No evidence has been placed before this court to suggest that the purpose of judicial management would be defeated by allowing the applicant to execute its writ against the first respondent. The first respondent cannot seriously suggest that two and half years after it was granted the moratorium it is not in a position to offer a cent. It cannot claim that the setback which justified the granting of a judicial management order was temporary in those circumstances. Judicial management must not be used as an excuse to frustrate the just claims of those who have deposited their money with the first respondent.
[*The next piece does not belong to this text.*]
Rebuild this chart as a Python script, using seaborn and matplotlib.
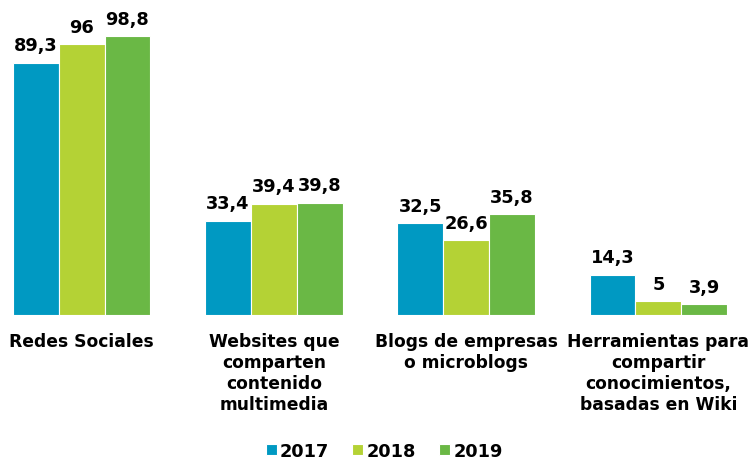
import pandas as pd
import matplotlib.pyplot as plt
import seaborn as sns

categories = ["Redes Sociales",
              "Websites que\ncomparten\ncontenido\nmultimedia",
              "Blogs de empresas\no microblogs",
              "Herramientas para\ncompartir\nconocimientos,\nbasadas en Wiki"]
years = ["2017", "2018", "2019"]
values_2017 = [89.3, 33.4, 32.5, 14.3]
values_2018 = [96.0, 39.4, 26.6, 5.0]
values_2019 = [98.8, 39.8, 35.8, 3.9]
colors = ["#0099C2", "#B4D235", "#6AB845"]

rows = []
for year, vals in zip(years, [values_2017, values_2018, values_2019]):
    for cat, v in zip(categories, vals):
        rows.append({"cat": cat, "year": year, "val": v})
df = pd.DataFrame(rows)

sns.set_style("white")
plt.rcParams["font.family"] = ["DejaVu Sans"]

fig = plt.figure(figsize=(7.5, 4.64), dpi=100)
ax = fig.add_axes([13 / 750, 148 / 464, 714 / 750, 282.4 / 464])

sns.barplot(data=df, x="cat", y="val", hue="year", palette=colors,
            saturation=1, width=0.714, edgecolor="white", linewidth=0.8, ax=ax)

ax.set_xlim(-0.357, 3.357)
ax.set_ylim(0, 100)

for container in ax.containers:
    labels = [f"{b.get_height():g}".replace(".", ",") for b in container]
    ax.bar_label(container, labels=labels, padding=6, fontsize=12.8,
                 fontweight="bold", color="black")

ax.set_xlabel("")
ax.set_ylabel("")
ax.set_yticks([])
ax.tick_params(axis="x", length=0, pad=12, colors="black")
for lbl in ax.get_xticklabels():
    lbl.set_fontsize(12.3)
    lbl.set_fontweight("bold")
    lbl.set_linespacing(1.22)
    lbl.set_verticalalignment("top")
sns.despine(ax=ax, left=True, bottom=True)

# legend sits a bit right of the axes centre in the original
leg = ax.legend(loc="center", bbox_to_anchor=(0.52, -136 / 282.4),
                ncol=3, frameon=False, handlelength=0.6, handleheight=0.6,
                handletextpad=0.2, columnspacing=1.3,
                prop={"size": 12.8, "weight": "bold"})
for t in leg.get_texts():
    t.set_color("black")

fig.savefig("out.png", dpi=100)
The first respondent is a banking institution whose business it is to give people, especially those who have invested, money.  Given the above facts, it would not be a judicial exercise of discretion to expose a university to liquidation in order to protect the interests of the first respondent.

In the circumstances of this case, and in view of the factors noted above, it seems to me that this is an appropriate case for the court to suspend the moratorium in relation to the applicant, and permit it to execute its writ against the first respondent.

In the result, IT IS ORDERED THAT:

  1. The applicant be and is hereby granted leave to execute the writ issued pursuant to the judgment of this court in Case No. HC 2106/14 against the first respondent.
  2. The first respondent shall pay the costs of this application.